La liste des 23 projets sélectionnés est donc très intéressante, pas forcément  pour l'argent distribué qui ne sera pas toujours déterminant pour décider si oui ou non on fait le projet, mais pour la qualité du processus de sélection.  A ce propos, mon esprit de blogueur quelque peu pervers est un peu déçu qu'il n'y ait pas de liste des candidats pour les différentes sessions, pour justement voir quels projets n'ont pas été choisis. Avoir la critique en plus de la commission, ce serait extraordinaire, mais ne rêvons pas.

 

Les 23 donc. On retrouve des projets d'autoroute de la mer, qui ont la particularité pour beaucoup d'éviter la France.

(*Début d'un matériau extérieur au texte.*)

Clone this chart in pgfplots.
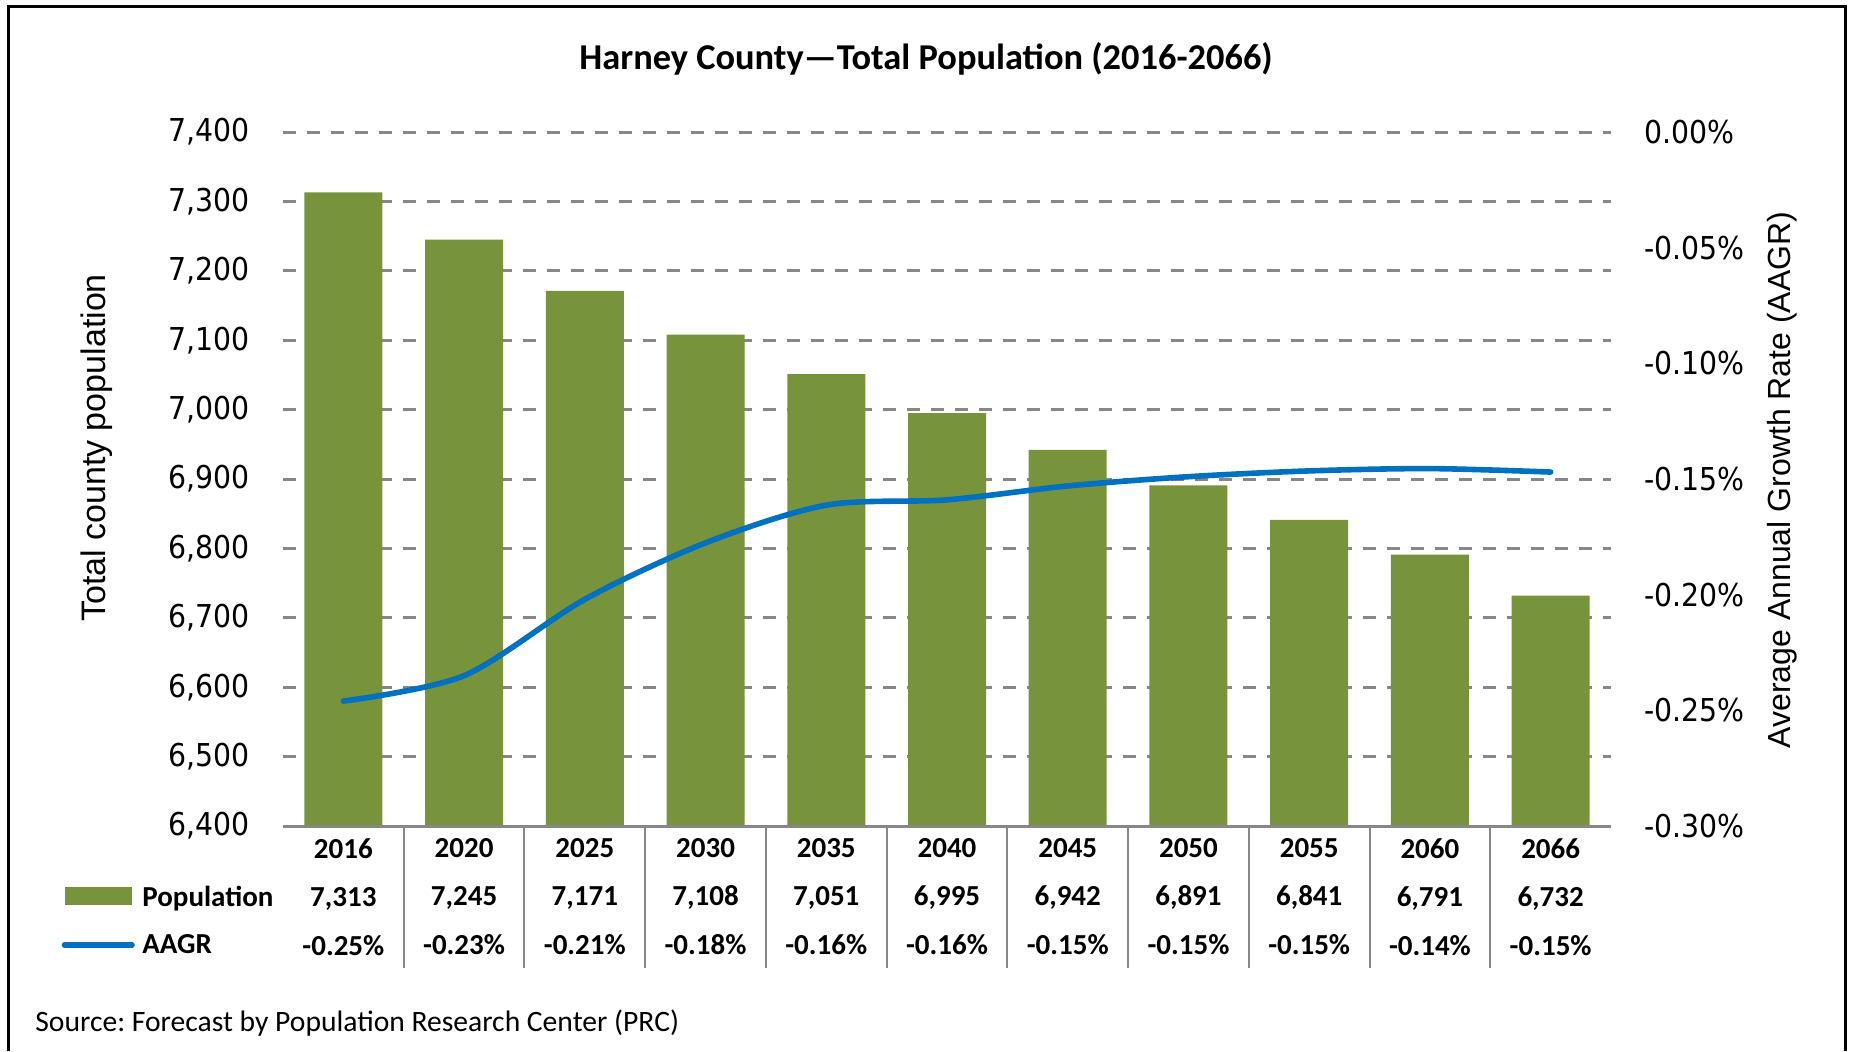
\documentclass[border=0pt]{standalone}
\usepackage{pgfplots}
\pgfplotsset{compat=1.18}
\usepackage{fontspec}
\setmainfont{Carlito}
\newfontfamily\arialf{Liberation Sans}
\newfontfamily\tickf[FakeStretch=0.9]{DejaVu Sans}
\definecolor{barg}{HTML}{77933C}
\definecolor{lineb}{HTML}{0070C0}
\definecolor{gridg}{HTML}{878787}
\frenchspacing
\begin{document}
\begin{tikzpicture}
\draw[line width=1.5pt] (4pt,0pt) -- (4pt,522.25pt) -- (922.5pt,522.25pt) -- (922.5pt,0pt);
\begin{axis}[
  at={(141.5pt,112.5pt)}, anchor=south west,
  scale only axis, width=664pt, height=347pt,
  xmin=-0.5, xmax=10.5, ymin=6400, ymax=7400,
  axis line style={draw=none},
  major tick length=0pt,
  xtick={0,1,2,3,4,5,6,7,8,9,10},
  xticklabels={{2016\\7,313\\-0.25\%},{2020\\7,245\\-0.23\%},{2025\\7,171\\-0.21\%},{2030\\7,108\\-0.18\%},{2035\\7,051\\-0.16\%},{2040\\6,995\\-0.16\%},{2045\\6,942\\-0.15\%},{2050\\6,891\\-0.15\%},{2055\\6,841\\-0.15\%},{2060\\6,791\\-0.14\%},{2066\\6,732\\-0.15\%}},
  xticklabel style={align=center, anchor=north, inner sep=0pt, yshift=-5.9pt, font=\fontsize{14.5}{24.25}\selectfont\bfseries},
  ytick={6400,6500,6600,6700,6800,6900,7000,7100,7200,7300,7400},
  yticklabels={{6,400},{6,500},{6,600},{6,700},{6,800},{6,900},{7,000},{7,100},{7,200},{7,300},{7,400}},
  yticklabel style={anchor=east, inner sep=0pt, xshift=-16.5pt, font=\tickf\fontsize{15.75}{18}\selectfont},
  ymajorgrids,
  major grid style={gridg, line width=1.5pt, dash pattern=on 6.5pt off 5.5pt},
  after end axis/.code={
    \draw[gridg, line width=1.5pt] (rel axis cs:0,0) -- (rel axis cs:1,0);
    \foreach \i in {0.5,1.5,...,9.5} {\draw[gridg, line width=1pt] (axis cs:\i,6400) -- ++(0pt,-71pt);}
  },
]
\addplot[ybar, bar width=0.646, bar shift=0pt, fill=barg, draw=none] coordinates {
  (0,7313) (1,7245) (2,7171) (3,7108) (4,7051) (5,6995) (6,6942) (7,6891) (8,6841) (9,6791) (10,6732)};
\end{axis}
\begin{axis}[
  at={(141.5pt,112.5pt)}, anchor=south west,
  scale only axis, width=664pt, height=347pt,
  xmin=-0.5, xmax=10.5, ymin=-0.30, ymax=0,
  axis line style={draw=none},
  major tick length=0pt,
  xtick=\empty,
  ytick={-0.3,-0.25,-0.2,-0.15,-0.1,-0.05,0},
  yticklabels={-0.30\%,-0.25\%,-0.20\%,-0.15\%,-0.10\%,-0.05\%,0.00\%},
  yticklabel pos=right,
  yticklabel style={anchor=west, inner sep=0pt, xshift=16.5pt, font=\tickf\fontsize{15.75}{18}\selectfont},
]
\addplot[lineb, line width=2.8pt, smooth, line cap=round] coordinates {
  (0,-0.246) (1,-0.235) (2,-0.202) (3,-0.1776) (4,-0.1613) (5,-0.159) (6,-0.153) (7,-0.149) (8,-0.1465) (9,-0.1455) (10,-0.147)};
\end{axis}
\node[anchor=base, inner sep=0pt, font=\fontsize{18.2}{21}\selectfont\bfseries] at (463pt,490.6pt) {Harney County—Total Population (2016-2066)};
\node[rotate=90, inner sep=0pt, font=\arialf\fontsize{17}{20}\selectfont] at (48.5pt,301.5pt) {Total county population};
\node[rotate=90, inner sep=0pt, font=\arialf\fontsize{16}{19}\selectfont] at (891pt,285.5pt) {Average Annual Growth Rate (AAGR)};
\fill[barg] (32.5pt,73pt) rectangle (66pt,82pt);
\draw[lineb, line width=2.8pt, line cap=round] (32.25pt,53pt) -- (66pt,53pt);
\node[anchor=base west, inner sep=0pt, font=\fontsize{14.5}{17}\selectfont\bfseries] at (71pt,72.35pt) {Population};
\node[anchor=base west, inner sep=0pt, font=\fontsize{14.5}{17}\selectfont\bfseries] at (71pt,48.85pt) {AAGR};
\node[anchor=base west, inner sep=0pt, font=\fontsize{14.8}{17}\selectfont] at (17.5pt,10pt) {Source: Forecast by Population Research Center (PRC)};
\pgfresetboundingbox
\path[use as bounding box] (0pt,0pt) rectangle (925pt,525.5pt);
\end{tikzpicture}
\end{document}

Une bonne ou une mauvaise nouvelle, selon le point de vue. Certes, cela devrait enlever des camions des routes françaises, mais cela devrait enlever de l'activité aux ports français (et également des recettes fiscales). Les projets retenus sont :

_Un nouveau service de rotation entre Santander (Espagne) et Poole (Royaume-Uni). Aujourd'hui les camions tendance à remonter par la route l'ouest de la France, et de prendre le ferry sur un port du nord de l'atlantique (Cherbourg par exemple) pour une traversée courte (c'est souvent plus simple pour la gestion du chauffeur). A noter que des  services concurrents (mais non similaires) existent déjà entre l'Espagne et l'Angleterre[2], ce qui a pourrait créer la polémique sur une éventuelle distorsion de concurrence.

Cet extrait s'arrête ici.